Namun tindakan menguasai tanah Ex HGU tersebut oleh pemerintah setempat dinilai sebagai tindakan melawan hukum. Akibatnya pada bulan Maret 2007, bupati melaporkan Muhammadong dan teman-teman ke Polres Sidrap dengan tuduhan penyerobotan lahan. Muhammdong pun saat itu dipanggil untuk dimintai keterangan di depan penyidik Polres Sidrap yang kala itu Kasat Reskrim AKP Ade Noho yang bertindak sebagai penyidik. Sesaat setelah pemeriksaan berjalan, akhirnya pihak kepolisian Resort Sidrap memutuskan untuk memasang police line di Sekretariat Kelompok Tani Massompungloloe tersebut.
Para petani tidak menerima baik tindakan polisi tersebut. Untuk itu petani melakukan perlawanan. Tak pelak kontak fisik hari itu tidak dapat dihindari. Untungnya jumlah aparat lebih kecil dari jumlah petani, sehingga aparat sempat mengalah dan kembali ke markasnya di Pangkajene Sidrap.
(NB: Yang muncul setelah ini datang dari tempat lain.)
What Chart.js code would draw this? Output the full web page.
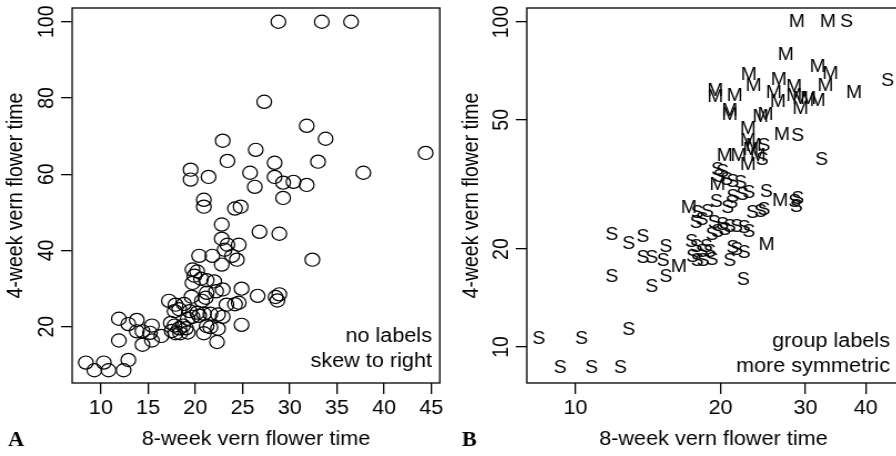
<!DOCTYPE html>
<html>
<head>
<meta charset="utf-8">
<script src="https://cdn.jsdelivr.net/npm/chart.js@4"></script>
<style>
html, body { margin:0; padding:0; background:#fff; overflow:hidden; width:896px; height:456px; }
#wrap { position:relative; width:896px; height:456px; overflow:hidden; }
canvas { position:absolute; top:0; transform-origin:0 0; transform:scaleX(1.11); }
#ca { left:0; }
#cb { left:448px; }
</style>
</head>
<body>
<div id="wrap">
<canvas id="ca" width="404" height="456"></canvas>
<canvas id="cb" width="412" height="456"></canvas>
</div>
<script>
// 8-week vernalisation flower time (x) / 4-week (y) / group label
var vernX8 = [
	28.8,33.4,36.5,27.3,31.8,33.8,22.9,26.4,44.4,23.4,28.4,33.0,25.8,19.5,19.5,37.8,21.4,26.3,28.4,29.3,
	30.4,31.8,29.3,20.9,20.9,24.2,24.8,22.8,26.8,28.9,22.8,23.4,24.6,23.1,32.4,24.4,23.9,20.4,21.8,22.8,
	19.7,20.2,19.9,20.6,21.2,22.0,19.7,21.2,22.2,24.9,22.9,26.6,28.5,28.9,28.7,24.6,17.2,17.9,18.8,17.8,
	18.3,20.7,23.3,24.2,19.4,20.2,20.9,21.6,22.4,19.7,20.4,19.2,22.9,19.6,21.1,
	17.4,17.8,18.3,18.7,19.0,17.5,17.9,18.4,19.2,20.9,21.2,21.6,22.4,24.9,22.3,
	11.9,12.9,13.8,11.9,13.8,14.4,15.4,15.2,16.4,14.4,15.4,8.4,9.3,10.3,10.8,12.4,12.9
];
var vernY4 = [
	100,100,100,79.0,72.7,69.3,68.8,66.4,65.6,63.5,63.0,63.3,60.4,61.2,58.6,60.4,59.3,56.7,59.3,57.8,
	58.0,57.2,53.8,53.3,51.5,51.0,51.5,46.8,44.9,44.4,43.1,41.5,41.5,40.2,37.6,37.6,38.6,38.6,38.6,36.3,
	35.0,34.5,33.4,32.6,32.2,31.9,31.5,28.9,29.3,30.0,29.8,28.1,27.8,28.5,26.9,26.3,26.8,25.8,26.0,24.1,
	24.6,26.8,25.8,25.9,24.1,23.7,23.4,23.4,23.2,22.6,22.9,22.1,22.6,27.9,27.6,
	21.0,20.3,19.6,20.3,19.6,18.9,18.3,18.3,18.5,18.3,20.2,19.9,19.5,20.5,16.0,
	22.1,20.7,21.8,16.4,18.8,18.8,20.3,18.4,17.6,15.3,16.4,10.6,8.6,10.6,8.6,8.6,11.3
];
var flowerGroup = [
	'M','M','S','M','M','M','M','M','S','M','M','M','M','M','M','M','M','M','M','M',
	'M','M','M','M','M','M','M','M','M','S','M','M','S','M','S','S','M','M','M','M',
	'S','S','S','S','S','S','M','S','S','S','S','M','S','S','S','S','M','S','S','S',
	'S','S','S','S','S','S','S','S','S','S','S','S','S','S','S',
	'S','S','S','S','S','S','S','S','S','S','S','S','S','M','S',
	'S','S','S','S','S','S','S','S','M','S','S','S','S','S','S','S','S'
];

var aXTicks = [10, 15, 20, 25, 30, 35, 40, 45];
var aYTicks = [20, 40, 60, 80, 100];
var bXTicks = [10, 20, 30, 40];
var bYTicks = [10, 20, 50, 100];

var xTitle = '8-week vern flower time';
var yTitle = '4-week vern flower time';
var notesA = ['no labels', 'skew to right'];
var notesB = ['group labels', 'more symmetric'];

var FONT = '"Liberation Sans", Arial, Helvetica, sans-serif';
var FSIZE = 19.5;

var points = vernX8.map(function(x, i) { return { x: x, y: vernY4[i] }; });

var framePlugin = {
	id: 'frame',
	afterDraw: function(chart, args, opts) {
		var ctx = chart.ctx, a = chart.chartArea, ys = chart.scales.y;
		ctx.save();
		ctx.strokeStyle = '#000';
		ctx.lineWidth = 1.3;
		ctx.strokeRect(a.left, a.top, a.right - a.left, a.bottom - a.top);

		ctx.fillStyle = '#000';
		ctx.font = FSIZE + 'px ' + FONT;
		ctx.textAlign = 'center';
		ctx.textBaseline = 'middle';
		ys.ticks.forEach(function(t) {
			ctx.save();
			ctx.translate(a.left - opts.labelGap, ys.getPixelForValue(t.value));
			ctx.rotate(-Math.PI / 2);
			ctx.fillText(String(t.value), 0, 0);
			ctx.restore();
		});

		ctx.textAlign = 'right';
		ctx.textBaseline = 'alphabetic';
		opts.notes.forEach(function(line, i) {
			ctx.fillText(line, opts.noteX, opts.noteY + i * 25);
		});

		ctx.font = 'bold 20px "Liberation Serif", "Times New Roman", serif';
		ctx.textAlign = 'left';
		ctx.fillText(opts.letter, opts.letterX, 446);
		ctx.restore();
	}
};

var letterPlugin = {
	id: 'letters',
	afterDatasetsDraw: function(chart) {
		if (!chart.options.plugins.letters.on) return;
		var ctx = chart.ctx;
		var meta = chart.getDatasetMeta(0);
		ctx.save();
		ctx.fillStyle = '#000';
		ctx.font = '17.5px ' + FONT;
		ctx.textAlign = 'center';
		ctx.textBaseline = 'middle';
		meta.data.forEach(function(el, i) {
			ctx.fillText(flowerGroup[i], el.x, el.y);
		});
		ctx.restore();
	}
};

function gridOpts(len) {
	return { display: true, drawOnChartArea: false, drawTicks: true, tickLength: len, color: '#000', lineWidth: 1.3 };
}

function axisFont() { return { family: FONT, size: FSIZE }; }

function makeScales(kind, xr, yr, xt, yt, yAxisW, yTitlePad) {
	return {
		x: {
			type: kind, min: xr[0], max: xr[1],
			afterBuildTicks: function(s) { s.ticks = xt.map(function(v) { return { value: v }; }); },
			afterFit: function(s) { s.height = 73; },
			grid: gridOpts(11),
			border: { display: false },
			ticks: { color: '#000', font: axisFont(), padding: 3, maxRotation: 0, autoSkip: false,
				callback: function(v) { return String(v); } },
			title: { display: true, text: xTitle, color: '#000', font: axisFont(), padding: { top: 0, bottom: 5 } }
		},
		y: {
			type: kind, min: yr[0], max: yr[1],
			afterBuildTicks: function(s) { s.ticks = yt.map(function(v) { return { value: v }; }); },
			afterFit: function(s) { s.width = yAxisW; },
			grid: gridOpts(10),
			border: { display: false },
			ticks: { display: false },
			title: { display: true, text: yTitle, color: '#000', font: axisFont(), padding: { top: yTitlePad, bottom: 0 } }
		}
	};
}

new Chart(document.getElementById('ca'), {
	type: 'scatter',
	data: { datasets: [{
		data: points,
		pointStyle: 'circle',
		pointRadius: 6.6,
		borderWidth: 1.2,
		borderColor: '#000',
		backgroundColor: 'rgba(0,0,0,0)'
	}] },
	options: {
		responsive: false,
		animation: false,
		events: [],
		layout: { padding: { left: 0, right: 1.3, top: 8, bottom: 0 } },
		scales: makeScales('linear', [6.95, 45.9], [5.25, 103.6], aXTicks, aYTicks, 65, 2.7),
		plugins: {
			legend: { display: false },
			tooltip: { enabled: false },
			letters: { on: false },
			frame: { labelGap: 22, notes: notesA, noteX: 389.2, noteY: 342, letter: 'A', letterX: 7.2 }
		}
	},
	plugins: [framePlugin, letterPlugin]
});

new Chart(document.getElementById('cb'), {
	type: 'scatter',
	data: { datasets: [{ data: points, pointRadius: 0 }] },
	options: {
		responsive: false,
		animation: false,
		events: [],
		layout: { padding: { left: 0, right: 4.8, top: 8, bottom: 0 } },
		scales: makeScales('logarithmic', [7.93, 47.1], [7.745, 110.4], bXTicks, bYTicks, 71, 10),
		plugins: {
			legend: { display: false },
			tooltip: { enabled: false },
			letters: { on: true },
			frame: { labelGap: 22, notes: notesB, noteX: 398.2, noteY: 346.5, letter: 'B', letterX: 12.6 }
		}
	},
	plugins: [framePlugin, letterPlugin]
});
</script>
</body>
</html>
Namun pada 19 September 2007, sekitar pukul 11.00 WITA, pihak PT. Semesta Margareksa melakukan penataan tapal batas terhadap lahan-lahan Ex HGU PT. Sanusi dan PT. SAPCO di Desa Bendoro, Kec. Watangsidenreng yang dianggap telah dibebaskan pihaknya. Masyarakat tani yang menguasai sebagian lahan tersebut pun melakukan perlawanan. Mereka menilai bahwa penataan tapal batas yang dilakukan perusahaan tersebut melampaui batas-batas yang dikuasai oleh kelompok tani. Sehingga kelompok tani menilai hak-haknya telah diserobot.
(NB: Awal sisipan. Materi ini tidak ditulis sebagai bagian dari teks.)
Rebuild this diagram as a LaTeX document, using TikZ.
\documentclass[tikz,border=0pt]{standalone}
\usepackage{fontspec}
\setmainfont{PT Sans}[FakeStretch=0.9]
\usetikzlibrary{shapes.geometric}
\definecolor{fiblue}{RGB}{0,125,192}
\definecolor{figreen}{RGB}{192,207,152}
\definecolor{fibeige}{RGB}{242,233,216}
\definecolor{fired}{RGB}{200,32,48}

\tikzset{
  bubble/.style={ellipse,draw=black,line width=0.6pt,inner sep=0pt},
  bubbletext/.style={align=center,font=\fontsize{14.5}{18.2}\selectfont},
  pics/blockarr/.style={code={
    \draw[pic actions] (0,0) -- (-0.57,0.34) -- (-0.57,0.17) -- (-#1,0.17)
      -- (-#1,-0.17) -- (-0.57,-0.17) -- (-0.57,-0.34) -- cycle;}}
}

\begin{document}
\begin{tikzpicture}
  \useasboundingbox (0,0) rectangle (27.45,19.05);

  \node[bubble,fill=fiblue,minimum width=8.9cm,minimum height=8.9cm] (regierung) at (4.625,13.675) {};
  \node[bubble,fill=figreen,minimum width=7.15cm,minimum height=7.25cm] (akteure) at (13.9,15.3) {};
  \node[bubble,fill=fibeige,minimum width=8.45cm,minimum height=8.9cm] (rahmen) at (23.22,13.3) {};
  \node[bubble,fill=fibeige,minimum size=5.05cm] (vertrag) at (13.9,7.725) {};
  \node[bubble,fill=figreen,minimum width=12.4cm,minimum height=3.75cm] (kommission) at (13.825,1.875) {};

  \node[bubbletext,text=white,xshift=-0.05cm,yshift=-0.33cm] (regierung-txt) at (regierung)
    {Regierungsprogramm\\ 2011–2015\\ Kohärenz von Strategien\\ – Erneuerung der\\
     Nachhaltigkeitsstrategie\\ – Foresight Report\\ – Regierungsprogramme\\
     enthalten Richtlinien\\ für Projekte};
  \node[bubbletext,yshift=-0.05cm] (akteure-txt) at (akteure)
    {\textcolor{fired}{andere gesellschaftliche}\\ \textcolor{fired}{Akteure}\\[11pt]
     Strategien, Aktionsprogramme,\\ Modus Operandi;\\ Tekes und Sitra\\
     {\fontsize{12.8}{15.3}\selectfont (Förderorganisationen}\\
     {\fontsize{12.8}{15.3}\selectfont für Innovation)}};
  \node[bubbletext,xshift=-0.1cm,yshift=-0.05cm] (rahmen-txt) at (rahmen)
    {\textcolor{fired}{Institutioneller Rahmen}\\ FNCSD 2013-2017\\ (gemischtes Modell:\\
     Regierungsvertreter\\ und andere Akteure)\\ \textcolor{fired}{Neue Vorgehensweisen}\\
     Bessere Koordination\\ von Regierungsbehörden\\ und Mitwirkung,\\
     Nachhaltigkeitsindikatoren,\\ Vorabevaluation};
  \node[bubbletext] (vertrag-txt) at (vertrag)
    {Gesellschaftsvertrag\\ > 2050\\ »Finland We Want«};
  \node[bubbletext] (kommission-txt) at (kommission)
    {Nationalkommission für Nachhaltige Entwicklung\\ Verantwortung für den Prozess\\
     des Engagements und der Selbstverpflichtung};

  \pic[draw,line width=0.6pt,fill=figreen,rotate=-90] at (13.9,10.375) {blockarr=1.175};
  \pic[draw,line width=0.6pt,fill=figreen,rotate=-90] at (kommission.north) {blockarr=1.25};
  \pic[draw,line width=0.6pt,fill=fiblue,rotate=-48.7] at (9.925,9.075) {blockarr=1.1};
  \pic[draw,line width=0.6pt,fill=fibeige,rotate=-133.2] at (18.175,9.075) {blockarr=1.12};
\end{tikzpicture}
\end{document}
Dengan demikian pada hari itu terjadi ketegangan, dimana pihak kelompok tani yang mempertahankan batas-batas lahannya berhadap-hadapan dengan aparat keamanan perusahaan yang dibantu oleh Satpol PP dan aparat kepolisian dari jajaran Polres Sidrap. Anehnya aparat kepolisian pada peristiwa itu tidak menempatkan posisinya sebagai pihak keamanan yang harus berdiri netral, melainkan sebagian besar di antara mereka membela perusahaan, sehingga perkelahian antar masyarakat dan petugas hampir tidak dapat dihindari.
Bahkan Kepala Kepolisian Resort Marintengngae, AKP Feri Parenrengi mencabut pistolnya dan mengancam akan menembak jika masyarakat tidak mau mengalah untuk membiarkan perusahaan membuldoser lahan masyarakat yang dikuasai sejak tahun 1998 tersebut. Pada peristiwa itu jumlah masyarakat lebih besar dibandingkan dengan jumlah personil aparat kepolisian, akibatnya pihak masyarakat menguasai lapangan dan penentuan tapal batas gagal dilakukan pada hari itu.
Dalam peristiwa 19 September 2007 tersebut, polisi menganggapnya sebagai tindak pidana yang dilakukan oleh kelompok masyarakat yang tergabung dalam masyarakat yang menguasai lahan Ex PT. Sanusi dan PT. Sapco tersebut.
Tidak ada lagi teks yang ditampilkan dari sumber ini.